## Begin
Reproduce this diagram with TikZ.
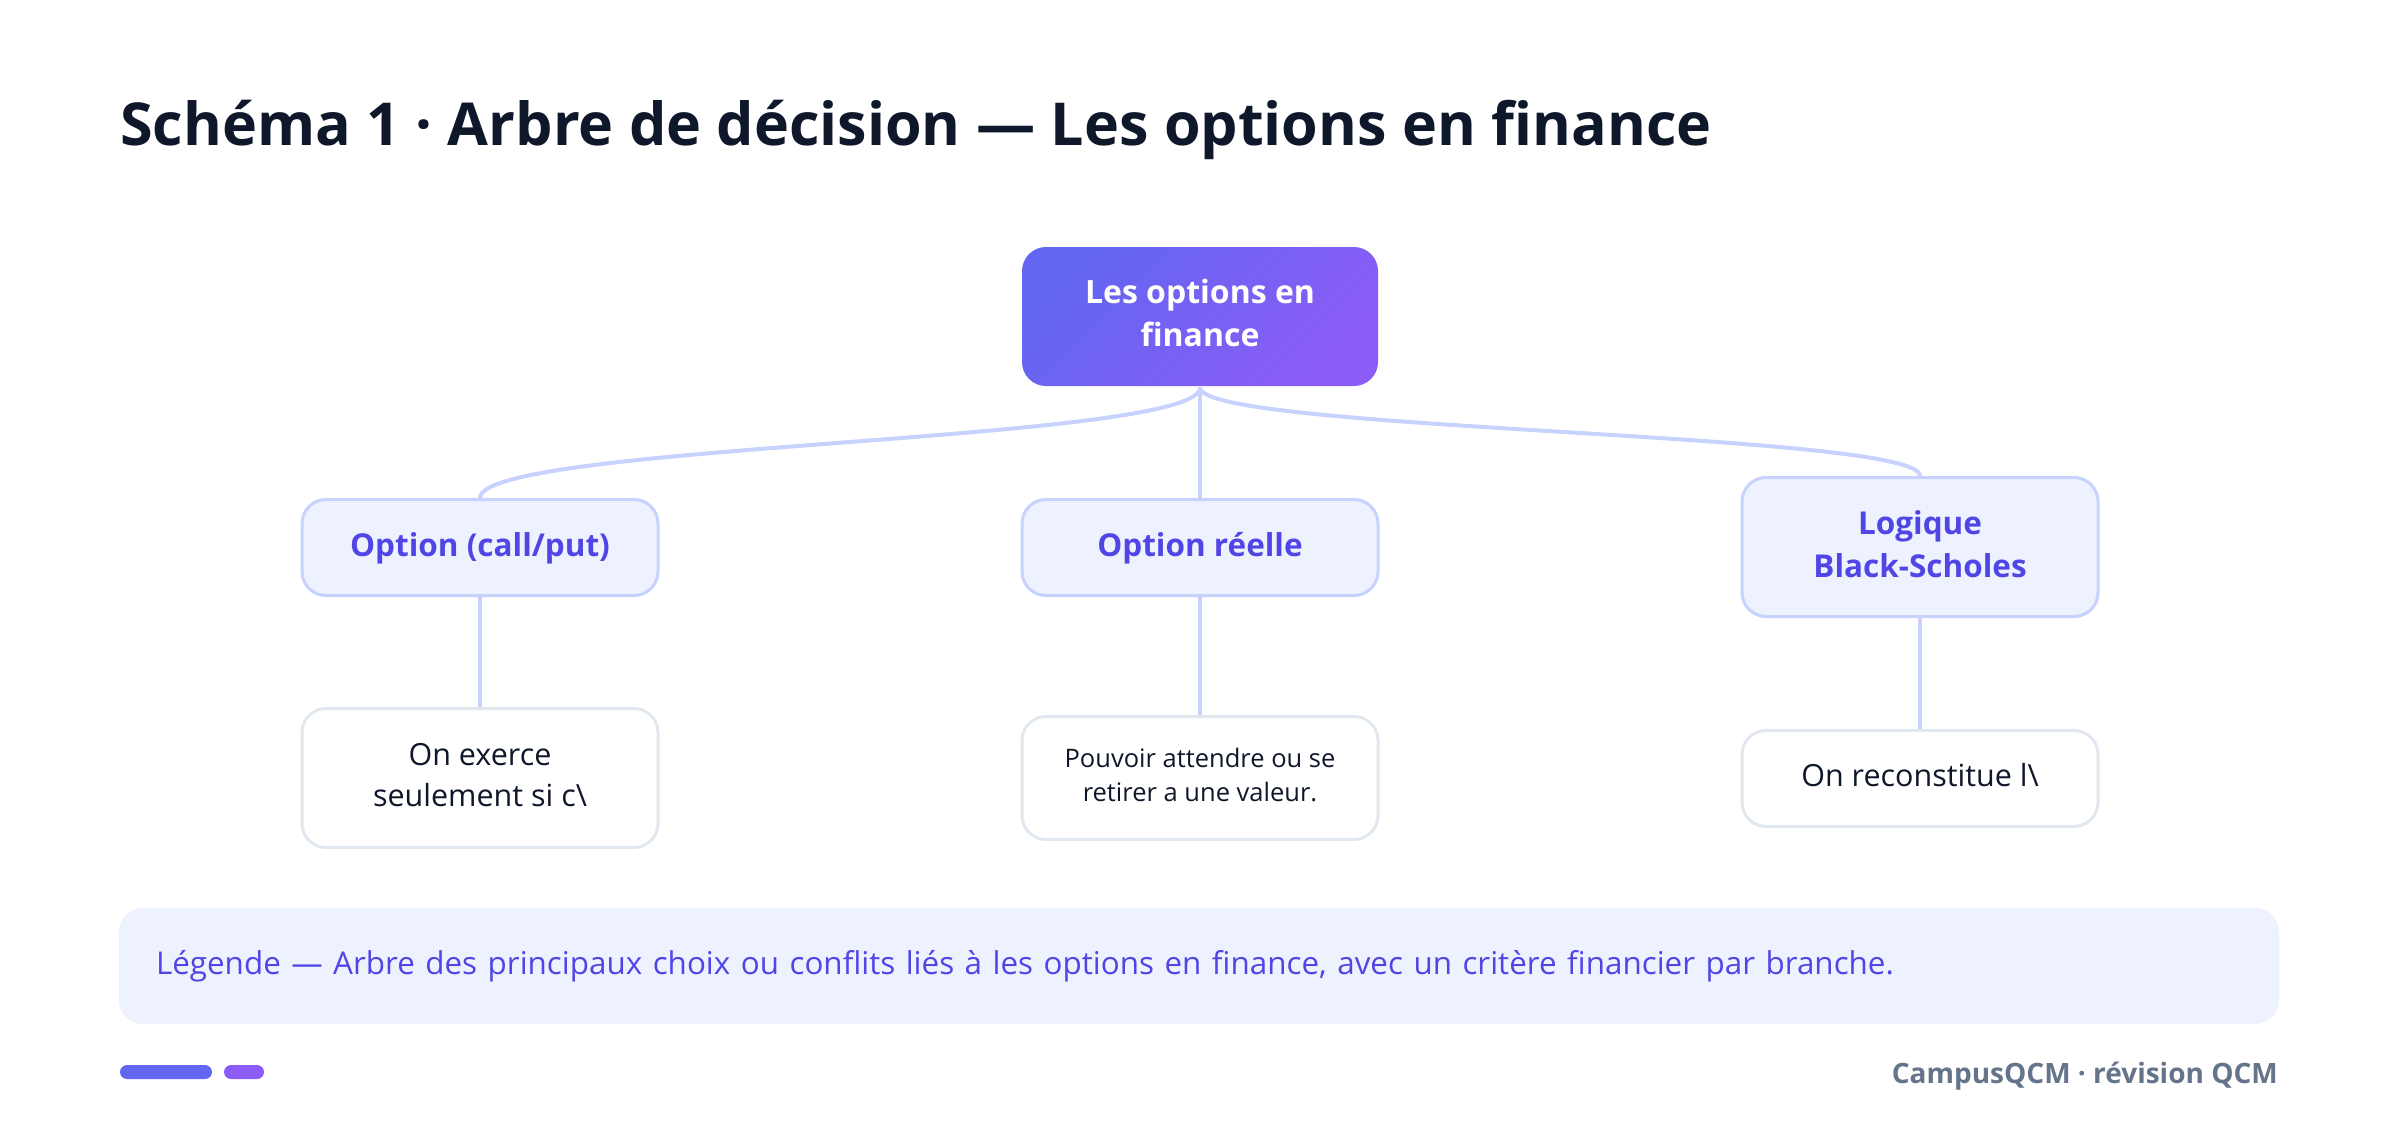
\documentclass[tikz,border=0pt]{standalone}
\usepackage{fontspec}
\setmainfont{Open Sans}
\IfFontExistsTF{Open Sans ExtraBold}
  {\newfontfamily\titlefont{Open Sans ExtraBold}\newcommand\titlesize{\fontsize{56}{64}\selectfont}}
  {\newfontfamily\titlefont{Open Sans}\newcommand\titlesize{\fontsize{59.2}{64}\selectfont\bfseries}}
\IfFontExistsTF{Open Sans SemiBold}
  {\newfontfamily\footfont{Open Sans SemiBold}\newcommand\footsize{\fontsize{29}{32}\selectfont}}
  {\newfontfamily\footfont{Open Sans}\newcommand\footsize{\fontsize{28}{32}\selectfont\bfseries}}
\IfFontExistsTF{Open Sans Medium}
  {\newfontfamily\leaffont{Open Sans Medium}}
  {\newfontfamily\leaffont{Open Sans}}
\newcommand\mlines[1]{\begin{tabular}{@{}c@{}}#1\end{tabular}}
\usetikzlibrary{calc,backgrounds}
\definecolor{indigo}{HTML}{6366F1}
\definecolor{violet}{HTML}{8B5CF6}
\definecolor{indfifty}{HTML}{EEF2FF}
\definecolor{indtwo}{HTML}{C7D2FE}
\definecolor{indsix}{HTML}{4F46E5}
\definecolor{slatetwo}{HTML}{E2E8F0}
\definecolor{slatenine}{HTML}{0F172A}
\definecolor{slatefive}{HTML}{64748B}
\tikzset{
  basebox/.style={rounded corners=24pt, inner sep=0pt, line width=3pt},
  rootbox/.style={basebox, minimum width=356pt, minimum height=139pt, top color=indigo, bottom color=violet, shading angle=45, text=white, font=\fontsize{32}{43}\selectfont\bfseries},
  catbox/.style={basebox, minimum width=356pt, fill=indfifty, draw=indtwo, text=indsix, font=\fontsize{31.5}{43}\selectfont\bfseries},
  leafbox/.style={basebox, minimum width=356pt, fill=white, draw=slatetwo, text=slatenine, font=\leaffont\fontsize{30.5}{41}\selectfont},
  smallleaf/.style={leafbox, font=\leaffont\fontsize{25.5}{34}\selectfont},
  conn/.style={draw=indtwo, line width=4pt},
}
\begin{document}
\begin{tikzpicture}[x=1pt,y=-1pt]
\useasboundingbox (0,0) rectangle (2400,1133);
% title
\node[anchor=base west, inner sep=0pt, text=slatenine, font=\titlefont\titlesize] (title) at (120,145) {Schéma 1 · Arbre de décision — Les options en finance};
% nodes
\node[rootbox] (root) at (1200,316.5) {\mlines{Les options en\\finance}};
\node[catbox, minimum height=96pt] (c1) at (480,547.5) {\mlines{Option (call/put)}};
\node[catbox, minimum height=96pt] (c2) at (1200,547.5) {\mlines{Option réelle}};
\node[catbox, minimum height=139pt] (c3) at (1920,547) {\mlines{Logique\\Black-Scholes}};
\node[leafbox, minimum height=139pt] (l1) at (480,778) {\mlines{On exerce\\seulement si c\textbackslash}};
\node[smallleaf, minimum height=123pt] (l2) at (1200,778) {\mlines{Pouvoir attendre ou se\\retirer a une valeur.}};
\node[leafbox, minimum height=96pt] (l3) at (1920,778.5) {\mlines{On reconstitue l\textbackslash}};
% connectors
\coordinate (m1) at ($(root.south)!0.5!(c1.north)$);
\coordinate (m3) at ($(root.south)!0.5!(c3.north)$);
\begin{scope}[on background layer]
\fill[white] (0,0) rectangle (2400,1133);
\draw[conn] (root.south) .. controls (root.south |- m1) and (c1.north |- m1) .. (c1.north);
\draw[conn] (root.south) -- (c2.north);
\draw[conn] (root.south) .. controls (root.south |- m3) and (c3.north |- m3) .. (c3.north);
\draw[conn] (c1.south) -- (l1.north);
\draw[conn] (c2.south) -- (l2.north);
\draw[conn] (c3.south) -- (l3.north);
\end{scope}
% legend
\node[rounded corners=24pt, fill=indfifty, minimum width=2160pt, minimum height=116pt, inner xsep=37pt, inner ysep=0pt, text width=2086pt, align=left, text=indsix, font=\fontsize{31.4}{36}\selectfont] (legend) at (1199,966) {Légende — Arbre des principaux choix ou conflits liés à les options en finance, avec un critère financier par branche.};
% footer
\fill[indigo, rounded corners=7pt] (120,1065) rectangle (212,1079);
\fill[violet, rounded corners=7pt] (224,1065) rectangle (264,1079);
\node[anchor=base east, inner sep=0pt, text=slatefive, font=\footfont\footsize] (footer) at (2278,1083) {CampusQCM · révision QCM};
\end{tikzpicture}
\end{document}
## End
Exercise description: Pictures are excluded; copy all other data exactly as shown.

Task result:
Reproduce this diagram with TikZ.
\documentclass[tikz,border=0pt]{standalone}
\usepackage{fontspec}
\setmainfont{Open Sans}
\IfFontExistsTF{Open Sans ExtraBold}
  {\newfontfamily\titlefont{Open Sans ExtraBold}\newcommand\titlesize{\fontsize{56}{64}\selectfont}}
  {\newfontfamily\titlefont{Open Sans}\newcommand\titlesize{\fontsize{59.2}{64}\selectfont\bfseries}}
\IfFontExistsTF{Open Sans SemiBold}
  {\newfontfamily\footfont{Open Sans SemiBold}\newcommand\footsize{\fontsize{29}{32}\selectfont}}
  {\newfontfamily\footfont{Open Sans}\newcommand\footsize{\fontsize{28}{32}\selectfont\bfseries}}
\IfFontExistsTF{Open Sans Medium}
  {\newfontfamily\leaffont{Open Sans Medium}}
  {\newfontfamily\leaffont{Open Sans}}
\newcommand\mlines[1]{\begin{tabular}{@{}c@{}}#1\end{tabular}}
\usetikzlibrary{calc,backgrounds}
\definecolor{indigo}{HTML}{6366F1}
\definecolor{violet}{HTML}{8B5CF6}
\definecolor{indfifty}{HTML}{EEF2FF}
\definecolor{indtwo}{HTML}{C7D2FE}
\definecolor{indsix}{HTML}{4F46E5}
\definecolor{slatetwo}{HTML}{E2E8F0}
\definecolor{slatenine}{HTML}{0F172A}
\definecolor{slatefive}{HTML}{64748B}
\tikzset{
  basebox/.style={rounded corners=24pt, inner sep=0pt, line width=3pt},
  rootbox/.style={basebox, minimum width=356pt, minimum height=139pt, top color=indigo, bottom color=violet, shading angle=45, text=white, font=\fontsize{32}{43}\selectfont\bfseries},
  catbox/.style={basebox, minimum width=356pt, fill=indfifty, draw=indtwo, text=indsix, font=\fontsize{31.5}{43}\selectfont\bfseries},
  leafbox/.style={basebox, minimum width=356pt, fill=white, draw=slatetwo, text=slatenine, font=\leaffont\fontsize{30.5}{41}\selectfont},
  smallleaf/.style={leafbox, font=\leaffont\fontsize{25.5}{34}\selectfont},
  conn/.style={draw=indtwo, line width=4pt},
}
\begin{document}
\begin{tikzpicture}[x=1pt,y=-1pt]
\useasboundingbox (0,0) rectangle (2400,1133);
% title
\node[anchor=base west, inner sep=0pt, text=slatenine, font=\titlefont\titlesize] (title) at (120,145) {Schéma 1 · Arbre de décision — Les options en finance};
% nodes
\node[rootbox] (root) at (1200,316.5) {\mlines{Les options en\\finance}};
\node[catbox, minimum height=96pt] (c1) at (480,547.5) {\mlines{Option (call/put)}};
\node[catbox, minimum height=96pt] (c2) at (1200,547.5) {\mlines{Option réelle}};
\node[catbox, minimum height=139pt] (c3) at (1920,547) {\mlines{Logique\\Black-Scholes}};
\node[leafbox, minimum height=139pt] (l1) at (480,778) {\mlines{On exerce\\seulement si c\textbackslash}};
\node[smallleaf, minimum height=123pt] (l2) at (1200,778) {\mlines{Pouvoir attendre ou se\\retirer a une valeur.}};
\node[leafbox, minimum height=96pt] (l3) at (1920,778.5) {\mlines{On reconstitue l\textbackslash}};
% connectors
\coordinate (m1) at ($(root.south)!0.5!(c1.north)$);
\coordinate (m3) at ($(root.south)!0.5!(c3.north)$);
\begin{scope}[on background layer]
\fill[white] (0,0) rectangle (2400,1133);
\draw[conn] (root.south) .. controls (root.south |- m1) and (c1.north |- m1) .. (c1.north);
\draw[conn] (root.south) -- (c2.north);
\draw[conn] (root.south) .. controls (root.south |- m3) and (c3.north |- m3) .. (c3.north);
\draw[conn] (c1.south) -- (l1.north);
\draw[conn] (c2.south) -- (l2.north);
\draw[conn] (c3.south) -- (l3.north);
\end{scope}
% legend
\node[rounded corners=24pt, fill=indfifty, minimum width=2160pt, minimum height=116pt, inner xsep=37pt, inner ysep=0pt, text width=2086pt, align=left, text=indsix, font=\fontsize{31.4}{36}\selectfont] (legend) at (1199,966) {Légende — Arbre des principaux choix ou conflits liés à les options en finance, avec un critère financier par branche.};
% footer
\fill[indigo, rounded corners=7pt] (120,1065) rectangle (212,1079);
\fill[violet, rounded corners=7pt] (224,1065) rectangle (264,1079);
\node[anchor=base east, inner sep=0pt, text=slatefive, font=\footfont\footsize] (footer) at (2278,1083) {CampusQCM · révision QCM};
\end{tikzpicture}
\end{document}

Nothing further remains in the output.